Things get underway on Oct. 14, when Arturo O’Farrill and the Afro Latin Jazz Orchestra present Fandango at the Wall with special guests the Villalobos Brothers and the Conga Patria Son Jarocho Collective. Other jazz-and-roots-oriented shows on the calendar include Delfeayo Marsalis and the Uptown Jazz Orchestra on Oct 23, Veronica Swift on Nov. 21, Damien Sneed on Dec. 4, the Jazz at Lincoln Center Orchestra on Feb. 2, 2022, and Becca Stevens on Feb. 10.
The Alexander Quartet is back this season with Robert Greenberg in a series featuring Dvořák’s chamber music on Dec. 5, Jan. 30, 2022, and May 15. Other classical-music highlights include pianist Christopher Taylor performing the Liszt transcriptions of the nine Beethoven symphonies on Nov. 6–7 and April 22 and 24, 2022; the Chamber Music Society of Lincoln Center on Dec. 10; the Royal Philharmonic Orchestra on Jan. 15, 2022; Heartbeat Opera’s Fidelio on Feb. 19–20; the piano duo of Garrick Ohlsson and Kirill Gerstein on Mar. 6; the Dresher-Davel Invented Instrument Duo on Mar. 11–12; Academy of St. Martin in the Fields with Joshua Bell on Mar. 12; pianist Lara Downes with Clarice Assad and Britton-René Collins performing World of Change on May 6; and wrapping the season, flutist Grace Leslie on May 19.
Theater lovers can check out the Red Door Project’s Evolve on Nov. 5; Eliza Jane Schneider’s Freedom of Speech on Nov. 11–12; Still Will Be Heard, Liz Queler and Seth Farber’s multi-genre musical-theater setting of poems by Edna St. Vincent Millay on Nov.17–19.
For dance enthusiasts, the calendar offers Pamyua on Nov. 21; Circa performing Humans 2.0 on Jan. 28, 2022; Ronald K. Brown and Evidence, a Dance Company on Feb. 26; Kinetech Arts performing Passage on Mar. 9–10; and the Ballet Folklórico de México de Amalia Hernandez on Mar. 18.

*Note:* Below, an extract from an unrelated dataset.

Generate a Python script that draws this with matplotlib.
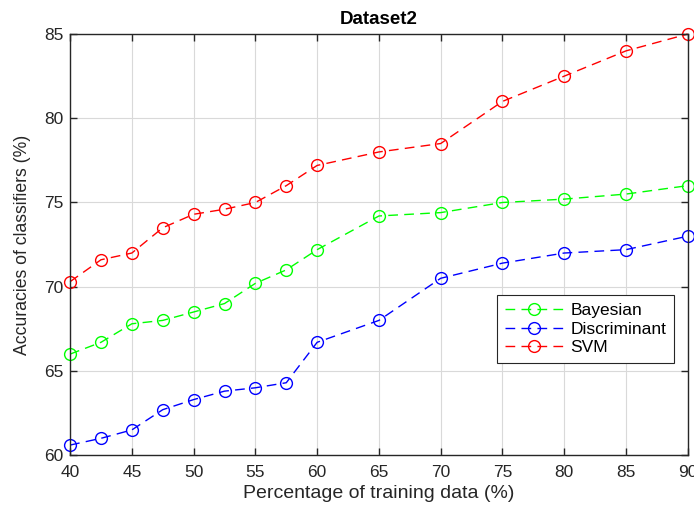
import matplotlib
matplotlib.use("Agg")
import matplotlib.pyplot as plt

# data
train_pct = [40, 42.5, 45, 47.5, 50, 52.5, 55, 57.5, 60, 65, 70, 75, 80, 85, 90]
bayesian = [66.0, 66.7, 67.8, 68.0, 68.5, 69.0, 70.2, 71.0, 72.2, 74.2, 74.4, 75.0, 75.2, 75.5, 76.0]
discriminant = [60.6, 61.0, 61.5, 62.7, 63.3, 63.8, 64.0, 64.3, 66.7, 68.0, 70.5, 71.4, 72.0, 72.2, 73.0]
svm = [70.3, 71.6, 72.0, 73.5, 74.3, 74.6, 75.0, 76.0, 77.2, 78.0, 78.5, 81.0, 82.5, 84.0, 85.0]
x_ticks = [40, 45, 50, 55, 60, 65, 70, 75, 80, 85, 90]
y_ticks = [60, 65, 70, 75, 80, 85]

plt.rcParams["font.family"] = ["Liberation Sans", "DejaVu Sans"]

fig = plt.figure(figsize=(6.94, 5.08), dpi=100)
ax = fig.add_axes([0.101, 0.104, 0.890, 0.829])

style = dict(linestyle=(0, (7, 4.5)), linewidth=1.0, marker="o", markersize=8.5,
             markerfacecolor="none", markeredgewidth=1.0, clip_on=False)
ax.plot(train_pct, bayesian, color="#00ff00", label="Bayesian", **style)
ax.plot(train_pct, discriminant, color="#0000ff", label="Discriminant", **style)
ax.plot(train_pct, svm, color="#ff0000", label="SVM", **style)

ax.set_xlim(40, 90)
ax.set_ylim(60, 85)
ax.set_xticks(x_ticks)
ax.set_yticks(y_ticks)
ax.tick_params(direction="in", top=True, right=True, length=5, width=1,
               labelsize=12.5, colors="#262626")
ax.tick_params(axis="x", pad=7)
ax.tick_params(axis="y", pad=5)
ax.grid(True, color="#d9d9d9", linewidth=0.8)
ax.set_axisbelow(True)
for sp in ax.spines.values():
    sp.set_color("#262626")
    sp.set_linewidth(1.0)

ax.set_xlabel("Percentage of training data (%)", fontsize=14, color="#262626", labelpad=4)
ax.set_ylabel("Accuracies of classifiers (%)", fontsize=12.7, color="#262626", labelpad=9)
ax.set_title("Dataset2", fontsize=13.5, fontweight="bold", pad=7)

leg = ax.legend(loc="upper left", bbox_to_anchor=(0.691, 0.38), borderaxespad=0,
                fontsize=12.5, fancybox=False, framealpha=1, edgecolor="#262626",
                handlelength=3.4, borderpad=0.45, labelspacing=0.2,
                handletextpad=0.4)
leg.get_frame().set_linewidth(0.8)

fig.savefig("out.png", dpi=100)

Curmudgeons everywhere can revel in the sardonic wit of Fran Lebowitz on Feb. 24, 2022. Other speakers in the series include Heather McGhee on Apr. 3 and David Sedaris on May 1.
Ross sums up the Center’s philosophy on live performances:
I am thrilled that we can present to you a season of artists and thinkers, many of whom have profound things to say about where we are as a culture and where we’re going as a society. Just as importantly, each one of them will remind us of the magic that only happens with live performance. We are thrilled to return, as the lights start to go on again in theaters, galleries, and museums across our region, our nation and the world.”